Born in Natal in Durban, his grandparents had migrated to South Africa from India where they worked as indentured laborers. Family circumstances were difficult, but Sonny was fortunate to receive a good education.

Racism was at its peak and Sonny, like many others, saw it  first‐hand. After graduating, he took part in various protest movements and joined organizations such as the Non-European Unity Movement (NEUM), a Trotskyist body founded in South Africa in 1943.

In 1964, Sonny’s life went into disarray as he lost his teaching job due to his involvement in the Unity movement. To make ends meet Sonny had to run a butcher shop in Chatsworth in KwaZulu-Natal.

By the mid-60s,  the Unity movement got involved in the armed struggle through one of its affiliates, the African Peoples’ Democratic Union of Southern Africa. Sonny and his comrades started recruiting guerrilla fighters.

The authorities soon learned of Sonny’s involvement; they ransacked his office, and house but found nothing. He was grilled at the station for 24 hours non-stop. Beaten and tortured he didn’t throw his comrades under the bus.

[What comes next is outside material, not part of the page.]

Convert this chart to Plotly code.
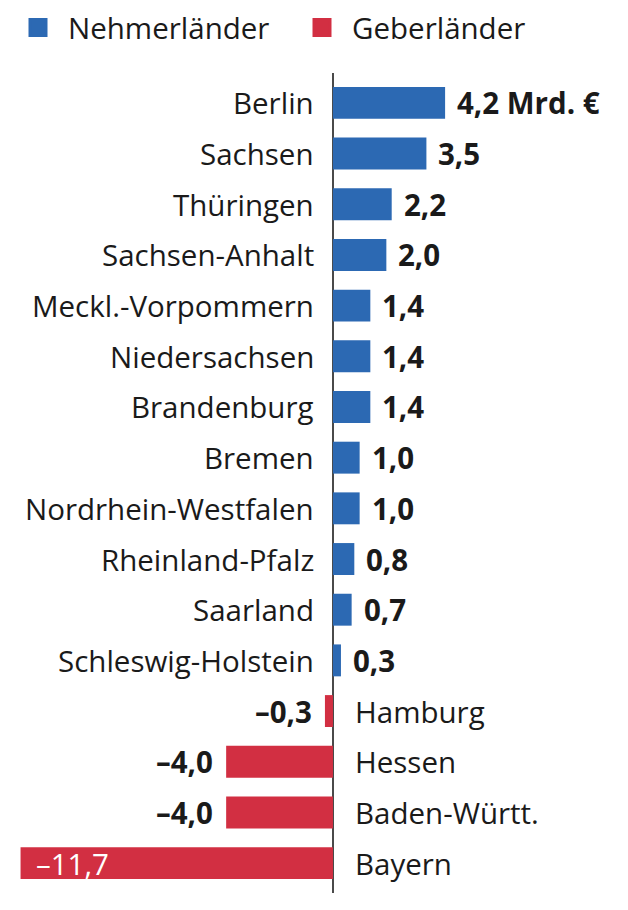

He was soon sent to Pietermaritzburg Prison. While he waited in prison, the Pietermaritzburg Magistrates Court charged him and 14 other associates with four counts under the Terrorism Act. They were sentenced to Robben Island prison.

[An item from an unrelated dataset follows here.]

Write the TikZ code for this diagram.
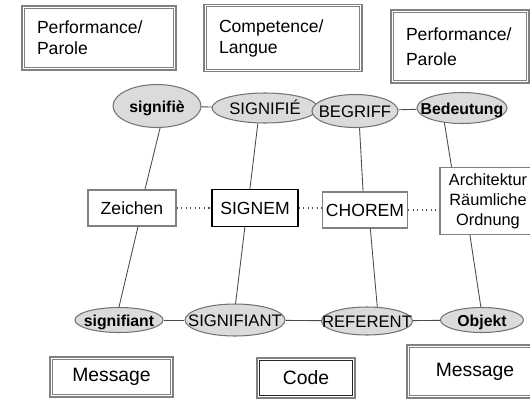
\documentclass[tikz,border=0pt]{standalone}
\usepackage{fontspec}
\setmainfont{Liberation Sans}
\usetikzlibrary{calc,shapes.geometric}
\def\lbl#1{\makebox[0pt]{#1}}

\begin{document}
\begin{tikzpicture}[x=0.02cm, y=-0.02cm,
		frame/.style={draw=black!50, line width=0.6pt, align=left, inner sep=0.3cm},
		inner/.style={draw=black!50, line width=0.6pt},
		plain/.style={draw=black!50, line width=0.6pt, inner sep=0pt, align=center, font=\fontsize{10}{12}\selectfont},
		oval/.style={ellipse, draw=black!55, fill=black!14, line width=0.6pt, inner sep=0pt, text height=1.5ex, text depth=0.2ex},
		lower/.style={oval, font=\fontsize{9}{11}\selectfont\bfseries},
		upper/.style={oval, font=\fontsize{9.5}{11}\selectfont},
		link/.style={draw=black!70, line width=0.5pt},
		dots/.style={draw=black!70, line width=0.6pt, dotted}]
		%%%%% START %%%%%
		\useasboundingbox (0, 0) rectangle (530, 399);
		
		\node[frame, text width=2.48cm, minimum height=1.20cm, font=\fontsize{10}{12}\selectfont] (perfA) at (99, 38) {Performance/\\Parole};
		\node[frame, text width=2.56cm, minimum height=1.20cm, font=\fontsize{10}{12}\selectfont] (competence) at (283, 38) {Competence/\\Langue};
		\node[frame, text width=2.16cm, minimum height=1.46cm, font=\fontsize{10}{14.5}\selectfont] (perfB) at (460, 46.5) {Performance/\\Parole};
		
		\node[lower, minimum width=1.76cm, minimum height=0.86cm] (signifie) at (157, 106) {\lbl{signifiè}};
		\node[upper, minimum width=2.12cm, minimum height=0.60cm] (signifieU) at (265, 108) {\lbl{SIGNIFIÉ}};
		\node[upper, minimum width=1.72cm, minimum height=0.66cm] (begriff) at (355, 111) {\lbl{BEGRIFF}};
		\node[lower, minimum width=1.80cm, minimum height=0.62cm] (bedeutung) at (462, 108) {\lbl{Bedeutung}};
		
		\node[plain, minimum width=1.76cm, minimum height=0.72cm] (zeichen) at (132, 208) {Zeichen};
		\node[plain, draw=black, minimum width=1.72cm, minimum height=0.74cm] (signem) at (255, 208) {SIGNEM};
		\node[plain, minimum width=1.70cm, minimum height=0.72cm] (chorem) at (365, 210) {CHOREM};
		\node[plain, minimum width=1.92cm, minimum height=1.34cm, font=\fontsize{9.3}{11.4}\selectfont] (archi) at (488, 201) {Architektur\\Räumliche\\Ordnung};
		
		\node[lower, minimum width=1.76cm, minimum height=0.50cm] (signifiant) at (119, 320) {\lbl{signifiant}};
		\node[upper, minimum width=2.00cm, minimum height=0.64cm] (signifiantU) at (235, 320) {\lbl{SIGNIFIANT}};
		\node[upper, minimum width=1.82cm, minimum height=0.56cm] (referent) at (367, 321) {\lbl{REFERENT}};
		\node[lower, minimum width=1.66cm, minimum height=0.50cm] (objekt) at (482, 320) {\lbl{Objekt}};
		
		\node[frame, align=center, minimum width=2.46cm, minimum height=0.80cm, inner sep=0pt, font=\fontsize{11}{13}\selectfont] (messageA) at (111.5, 377) {Message};
		\node[frame, align=center, minimum width=1.96cm, minimum height=0.80cm, inner sep=0pt, font=\fontsize{11}{13}\selectfont] (code) at (306, 378) {Code};
		\node[frame, align=center, minimum width=2.72cm, minimum height=1.06cm, inner sep=0pt, font=\fontsize{11}{13}\selectfont] (messageB) at (475, 371.5) {Message};
		
		% inner lines of the framed boxes
		\foreach \b in {perfA, competence, perfB, messageA, messageB}
			\draw[inner] ([shift={(3,3)}]\b.north west) rectangle ([shift={(-3,-3)}]\b.south east);
		\draw[inner, draw=black!85] ([shift={(3,3)}]code.north west) rectangle ([shift={(-3,-3)}]code.south east);
		
		% upper and lower rows
		\draw[link] (signifie) -- (signifieU);
		\draw[link] (begriff) -- (bedeutung);
		\draw[link] (signifiant) -- (signifiantU);
		\draw[link] (signifiantU) -- (referent);
		\draw[link] (referent) -- (objekt);
		
		% columns
		\draw[link] (signifie.-82) -- (zeichen.55);
		\draw[link] (zeichen.-72) -- (signifiant.north);
		\draw[link] (signifieU.-115) -- (signem.105);
		\draw[link] (signem.-118) -- (signifiantU.88);
		\draw[link] (begriff.-75) -- (chorem.96);
		\draw[link] (chorem.-74) -- (referent.54);
		\draw[link] (bedeutung.-140) -- (archi.137);
		\draw[link] (archi.-118) -- (objekt.95);
		
		% middle row
		\draw[dots] (zeichen) -- (signem);
		\draw[dots] (signem.east) -- (chorem.west |- signem.east);
		\draw[dots] (chorem.east) -- (chorem.east -| archi.west);
		%%%%% END %%%%%
\end{tikzpicture}
\end{document}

By then the Maximum-security prison on Robben Island was already home to some of South Africa’s finest men. Walter Sisulu, Govan Mbeki, Mac Maharaj, and Nelson Mandela were all in for their anti-apartheid activism.

Even a badly bruised Sonny was not one to give in easily to hostile situations. While in prison he received a copy of the complete works of William Shakespeare. Although it was confiscated at first, Sonny later managed to camouflage the book using Diwali greeting cards sent by his family.

When questioned by the prison guards and jailers, he told them that it was his religious book Bhagavad Gita, akin to the Bible. The name stuck and the book would forever be known as the Robben Island Bible.

Over the next many years, the Robben Island Bible got passed on to other political prisoners. They made a ritual of leaving their signatures next to passages and phrases that they felt were relevant even after all these years.

A section of the play Julius Caesar was marked by Mandela:

Cowards die many times before their deaths.

The valiant never taste of death but once.

Of all the wonders that I yet have heard,

It seems to me most strange that men should fear,

Seeing that death, a necessary end,

Will come when it will come.

Mandela may have found himself in a similar situation as Caesar. Similar words can be found in Mandela’s autobiography, parts of which were smuggled out of prison by Mac Maharaj.

The prison authorities never got hold of the “Bible”, and Shakespeare’s words continued to serve as inspiration to political prisoners like Mandela until the Robben Island prison was closed for good.

Sonny was released in 1978, but the authorities always kept him under surveillance. He went on to work for Amnesty International and co-produced a rock concert in 1988 called Human Rights Now featuring the likes of Sting and Bruce Springsteen.   

Today, on his death anniversary, we remember Sonny as a man who brought a silent revolution not with guns but with the power of words, like a true Shakespearean hero.